I moved to Mumbai, India almost three years ago so I’m intimately acquainted with the concept of culture shock. When I wrote my debut novel, America for Beginners, I was curious to see how immigrants and visitors responded to the United States, but the truth is, I was curious to see how being outside of one’s native space teaches people about themselves too. Culture shock is, I think, my brain’s resistance to adaptation to what is new and unfamiliar, and that is often a reaction to changing, to being forced or asked to change. What I mean to say is, it’s really more about me than the place I’m being shocked by! What I have learned the most through living in India is about myself, how much I want to belong, and how that desire informs my experience and identity.

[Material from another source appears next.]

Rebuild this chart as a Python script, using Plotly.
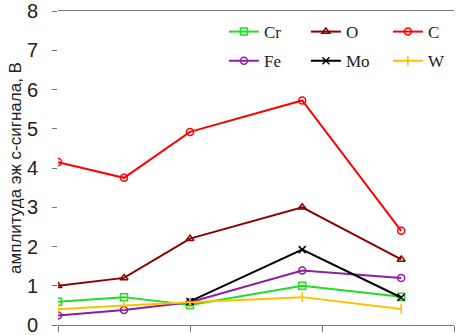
import plotly.graph_objects as go

x_vals = [0, 5, 10, 18.5, 26]
cr = [0.59, 0.71, 0.51, 1.0, 0.72]
o = [1.0, 1.2, 2.2, 3.0, 1.67]
c = [4.15, 3.75, 4.92, 5.72, 2.4]
fe = [0.24, 0.38, 0.58, 1.39, 1.2]
mo = [None, None, 0.6, 1.92, 0.7]
w = [0.4, 0.5, 0.58, 0.71, 0.41]
y_title = "амплитуда эж с-сигнала, В"

series = [
    ("Cr", cr, "#22dd22", "square-open", "legend"),
    ("O", o, "#8b0000", "triangle-up-open", "legend"),
    ("C", c, "#ff0000", "circle-open", "legend"),
    ("Fe", fe, "#8e1f9e", "circle-open", "legend2"),
    ("Mo", mo, "#000000", "x-thin-open", "legend2"),
    ("W", w, "#ffc000", "line-ns-open", "legend2"),
]

fig = go.Figure()
for name, ys, col, sym, lg in series:
    fig.add_trace(go.Scatter(
        x=x_vals, y=ys, name=name, mode="lines+markers",
        line=dict(color=col, width=2),
        marker=dict(symbol=sym, size=7, color=col, line=dict(color=col, width=1.5)),
        legend=lg,
    ))

legend_common = dict(
    orientation="h", xanchor="left", yanchor="middle",
    font=dict(family="Liberation Serif", size=17, color="#222"),
    bgcolor="rgba(0,0,0,0)", entrywidth=37, entrywidthmode="pixels",
    itemwidth=30, tracegroupgap=0,
)

fig.update_layout(
    width=470, height=335,
    margin=dict(l=58, r=16, t=11, b=10, autoexpand=False),
    paper_bgcolor="white", plot_bgcolor="white",
    showlegend=True,
    legend=dict(x=0.419, y=0.933, **legend_common),
    legend2=dict(x=0.419, y=0.84, **legend_common),
    xaxis=dict(range=[0, 30], tickvals=[0, 10, 20, 30], showticklabels=False,
               showgrid=False, zeroline=False, showline=True, mirror=True,
               linecolor="#777", linewidth=1, ticks="outside", ticklen=6,
               tickcolor="#777"),
    yaxis=dict(range=[0, 8], dtick=1, showgrid=False, zeroline=False,
               showline=False, ticks="outside", ticklen=5, tickcolor="#777",
               ticklabeloverflow="allow", ticklabelstandoff=10,
               tickfont=dict(family="Liberation Sans", size=20, color="#222"),
               title=dict(text=y_title, standoff=0,
                          font=dict(family="Liberation Sans", size=17, color="#222"))),
)

fig.write_html("out.html", post_script="document.body.style.margin='0';",
               config={"displayModeBar": False})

The list below are books that help me when I’m in my most, and least, culture shocked moments, sometimes because they advocate for acceptance, for adapting, for openness, and sometimes because they reflect my desire to just get away from it all. These books around all in some way about culture shock, when traveling abroad, when confronting one’s own country or a country one is from. Sometimes the hardest thing is readapting to being in one’s own country, and that disquieting feeling of being an alien in the place you are supposed to belong to haunts some of these novels, while others are about how much better a new place suits the characters, how really, although they are far from their homeland, they are also right at home.

[See complete list here.]

The Sympathizer by Viet Thanh Nguyen

One of the best novels I have read in a long time, Nguyen’s novel is masterful, hilarious, extremely well observed and heartbreaking, all at once. Every part of it is just magnificent as a commentary on Vietnam and the United States, but there is a special place in my heart for the passages depicting the bewildering experience the anonymous narrator has as the native advisor on an Apocalypse Now style Hollywood movie for it’s sheer absurdity that can only be actual truth. I have never seen my own country so clearly as through Nguyen’s eyes.